*Source data*
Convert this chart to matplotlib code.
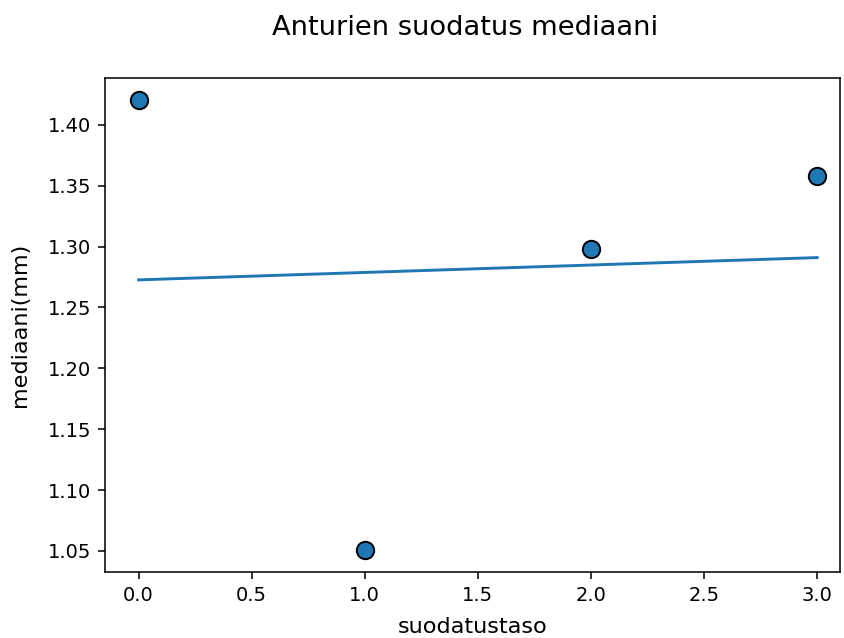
import numpy as np
import matplotlib
matplotlib.use("Agg")
import matplotlib.pyplot as plt

# suodatustaso vs mediaani
taso = np.array([0, 1, 2, 3])
mediaani = np.array([1.420, 1.051, 1.298, 1.358])

# linear fit through the points
k, b = np.polyfit(taso, mediaani, 1)
fit_y = k*taso + b

DPI = 140
fig = plt.figure(figsize=(844/DPI, 638/DPI), dpi=DPI)
ax = fig.add_axes([0.124, 0.103, 0.871, 0.775])

ax.plot(taso, fit_y, color='C0', lw=1.5)
ax.scatter(taso, mediaani, s=80, color='C0', edgecolors='k', linewidths=1.0, zorder=3)

ax.set_xlim(-0.15, 3.10)
ax.set_ylim(1.0325, 1.4385)
ax.set_xticks([0.0, 0.5, 1.0, 1.5, 2.0, 2.5, 3.0])
ax.set_yticks([1.05, 1.10, 1.15, 1.20, 1.25, 1.30, 1.35, 1.40])
ax.tick_params(labelsize=10)
ax.set_xlabel('suodatustaso', fontsize=11.5, labelpad=6)
ax.set_ylabel('mediaani(mm)', fontsize=11.5, labelpad=9)
fig.text(0.551, 0.956, 'Anturien suodatus mediaani', ha='center', va='center', fontsize=14)

fig.savefig("out.png", dpi=DPI)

*What is being asked*
Repeat the lines above exactly, and keep every picture out.

*Full output*
Convert this chart to matplotlib code.
import numpy as np
import matplotlib
matplotlib.use("Agg")
import matplotlib.pyplot as plt

# suodatustaso vs mediaani
taso = np.array([0, 1, 2, 3])
mediaani = np.array([1.420, 1.051, 1.298, 1.358])

# linear fit through the points
k, b = np.polyfit(taso, mediaani, 1)
fit_y = k*taso + b

DPI = 140
fig = plt.figure(figsize=(844/DPI, 638/DPI), dpi=DPI)
ax = fig.add_axes([0.124, 0.103, 0.871, 0.775])

ax.plot(taso, fit_y, color='C0', lw=1.5)
ax.scatter(taso, mediaani, s=80, color='C0', edgecolors='k', linewidths=1.0, zorder=3)

ax.set_xlim(-0.15, 3.10)
ax.set_ylim(1.0325, 1.4385)
ax.set_xticks([0.0, 0.5, 1.0, 1.5, 2.0, 2.5, 3.0])
ax.set_yticks([1.05, 1.10, 1.15, 1.20, 1.25, 1.30, 1.35, 1.40])
ax.tick_params(labelsize=10)
ax.set_xlabel('suodatustaso', fontsize=11.5, labelpad=6)
ax.set_ylabel('mediaani(mm)', fontsize=11.5, labelpad=9)
fig.text(0.551, 0.956, 'Anturien suodatus mediaani', ha='center', va='center', fontsize=14)

fig.savefig("out.png", dpi=DPI)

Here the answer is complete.